# Work to complete
Exactly the lines from the start of the data through the line containing "import seaborn as sns" should be output, with both ends kept and nothing added.

--- Dataset extract ---

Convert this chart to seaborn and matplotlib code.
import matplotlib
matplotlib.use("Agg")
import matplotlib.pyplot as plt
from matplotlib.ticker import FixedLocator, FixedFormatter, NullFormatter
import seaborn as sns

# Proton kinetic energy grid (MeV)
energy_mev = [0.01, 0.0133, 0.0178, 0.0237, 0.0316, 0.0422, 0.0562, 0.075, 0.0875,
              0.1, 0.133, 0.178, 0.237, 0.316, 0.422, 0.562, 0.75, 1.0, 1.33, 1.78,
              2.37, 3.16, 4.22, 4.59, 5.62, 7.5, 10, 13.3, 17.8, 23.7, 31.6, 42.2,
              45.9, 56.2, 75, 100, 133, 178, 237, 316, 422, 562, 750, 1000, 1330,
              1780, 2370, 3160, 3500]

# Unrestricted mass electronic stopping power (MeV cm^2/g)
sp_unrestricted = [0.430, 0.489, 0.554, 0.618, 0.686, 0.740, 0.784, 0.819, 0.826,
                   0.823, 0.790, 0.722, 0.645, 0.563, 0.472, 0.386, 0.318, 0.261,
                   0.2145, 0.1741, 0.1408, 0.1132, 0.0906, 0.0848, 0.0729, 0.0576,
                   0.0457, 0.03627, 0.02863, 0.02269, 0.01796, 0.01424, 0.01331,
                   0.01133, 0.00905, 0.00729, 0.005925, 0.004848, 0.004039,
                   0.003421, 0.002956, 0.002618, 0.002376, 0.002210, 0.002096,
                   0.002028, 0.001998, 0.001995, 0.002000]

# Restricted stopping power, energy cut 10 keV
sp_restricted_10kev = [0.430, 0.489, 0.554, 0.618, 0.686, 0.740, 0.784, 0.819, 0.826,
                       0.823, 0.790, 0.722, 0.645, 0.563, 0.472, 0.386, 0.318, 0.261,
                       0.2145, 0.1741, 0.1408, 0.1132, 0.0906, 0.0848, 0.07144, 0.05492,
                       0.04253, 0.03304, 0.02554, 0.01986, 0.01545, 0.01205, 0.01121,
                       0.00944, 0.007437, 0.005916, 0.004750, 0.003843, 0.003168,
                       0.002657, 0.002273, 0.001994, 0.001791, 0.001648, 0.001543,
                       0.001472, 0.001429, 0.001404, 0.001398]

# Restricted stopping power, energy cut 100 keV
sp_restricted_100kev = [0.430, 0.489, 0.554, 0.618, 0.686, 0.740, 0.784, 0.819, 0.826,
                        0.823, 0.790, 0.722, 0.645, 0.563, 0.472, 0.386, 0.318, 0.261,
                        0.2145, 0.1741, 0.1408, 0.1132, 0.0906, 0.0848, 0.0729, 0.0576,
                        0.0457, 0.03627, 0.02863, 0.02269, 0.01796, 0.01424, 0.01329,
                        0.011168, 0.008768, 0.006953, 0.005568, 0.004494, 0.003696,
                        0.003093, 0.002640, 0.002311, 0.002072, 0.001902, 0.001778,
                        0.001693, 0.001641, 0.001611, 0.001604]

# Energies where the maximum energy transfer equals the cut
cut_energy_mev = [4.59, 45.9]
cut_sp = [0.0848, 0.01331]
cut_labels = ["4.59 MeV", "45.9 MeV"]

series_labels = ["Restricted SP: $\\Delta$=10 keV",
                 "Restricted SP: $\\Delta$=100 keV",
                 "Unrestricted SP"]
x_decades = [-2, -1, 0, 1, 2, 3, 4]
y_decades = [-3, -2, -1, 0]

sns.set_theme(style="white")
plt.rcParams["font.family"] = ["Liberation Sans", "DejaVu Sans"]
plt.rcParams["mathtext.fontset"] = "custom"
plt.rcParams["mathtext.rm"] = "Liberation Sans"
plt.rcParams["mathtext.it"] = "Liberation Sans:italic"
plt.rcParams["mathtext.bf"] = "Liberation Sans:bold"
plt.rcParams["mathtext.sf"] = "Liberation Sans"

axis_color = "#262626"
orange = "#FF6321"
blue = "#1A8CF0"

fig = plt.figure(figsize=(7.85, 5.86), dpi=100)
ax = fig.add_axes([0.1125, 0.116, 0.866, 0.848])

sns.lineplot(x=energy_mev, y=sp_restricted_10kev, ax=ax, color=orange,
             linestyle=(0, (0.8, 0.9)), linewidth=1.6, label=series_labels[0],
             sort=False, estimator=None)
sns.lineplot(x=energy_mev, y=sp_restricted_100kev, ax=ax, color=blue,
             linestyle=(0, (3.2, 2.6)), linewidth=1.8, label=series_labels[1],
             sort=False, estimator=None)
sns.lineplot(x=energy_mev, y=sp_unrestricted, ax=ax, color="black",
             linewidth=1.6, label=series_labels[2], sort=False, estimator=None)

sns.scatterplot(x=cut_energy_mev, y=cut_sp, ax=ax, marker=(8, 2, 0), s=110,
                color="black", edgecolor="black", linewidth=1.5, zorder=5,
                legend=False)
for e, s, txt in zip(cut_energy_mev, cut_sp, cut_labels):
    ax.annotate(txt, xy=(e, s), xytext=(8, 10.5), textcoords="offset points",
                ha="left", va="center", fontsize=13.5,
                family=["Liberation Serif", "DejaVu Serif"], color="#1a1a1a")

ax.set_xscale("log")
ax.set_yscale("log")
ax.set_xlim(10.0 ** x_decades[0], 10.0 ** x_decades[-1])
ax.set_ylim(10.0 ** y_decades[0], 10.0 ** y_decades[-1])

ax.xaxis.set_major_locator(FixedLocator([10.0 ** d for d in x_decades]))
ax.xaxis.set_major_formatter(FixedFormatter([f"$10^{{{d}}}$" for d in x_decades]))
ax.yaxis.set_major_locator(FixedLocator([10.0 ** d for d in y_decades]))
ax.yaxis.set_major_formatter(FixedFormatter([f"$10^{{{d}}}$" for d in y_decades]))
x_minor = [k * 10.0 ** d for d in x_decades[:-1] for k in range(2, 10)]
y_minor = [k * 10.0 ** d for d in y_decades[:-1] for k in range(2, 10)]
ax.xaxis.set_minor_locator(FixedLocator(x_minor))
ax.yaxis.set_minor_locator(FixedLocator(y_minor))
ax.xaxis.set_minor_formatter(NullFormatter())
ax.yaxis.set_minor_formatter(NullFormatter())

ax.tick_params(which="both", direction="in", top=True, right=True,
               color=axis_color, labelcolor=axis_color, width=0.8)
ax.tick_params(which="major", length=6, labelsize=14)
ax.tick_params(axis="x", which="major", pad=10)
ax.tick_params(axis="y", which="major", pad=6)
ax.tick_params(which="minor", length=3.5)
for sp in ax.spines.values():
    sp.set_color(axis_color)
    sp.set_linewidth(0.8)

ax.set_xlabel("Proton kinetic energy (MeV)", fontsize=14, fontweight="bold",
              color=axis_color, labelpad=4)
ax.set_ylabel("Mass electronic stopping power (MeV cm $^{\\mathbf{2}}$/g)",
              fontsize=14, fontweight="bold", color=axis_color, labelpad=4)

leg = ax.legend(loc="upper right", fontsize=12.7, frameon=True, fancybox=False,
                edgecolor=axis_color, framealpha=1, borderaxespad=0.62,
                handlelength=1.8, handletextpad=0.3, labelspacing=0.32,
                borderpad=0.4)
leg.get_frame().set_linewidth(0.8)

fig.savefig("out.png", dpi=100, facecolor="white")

---

# In response
Convert this chart to seaborn and matplotlib code.
import matplotlib
matplotlib.use("Agg")
import matplotlib.pyplot as plt
from matplotlib.ticker import FixedLocator, FixedFormatter, NullFormatter
import seaborn as sns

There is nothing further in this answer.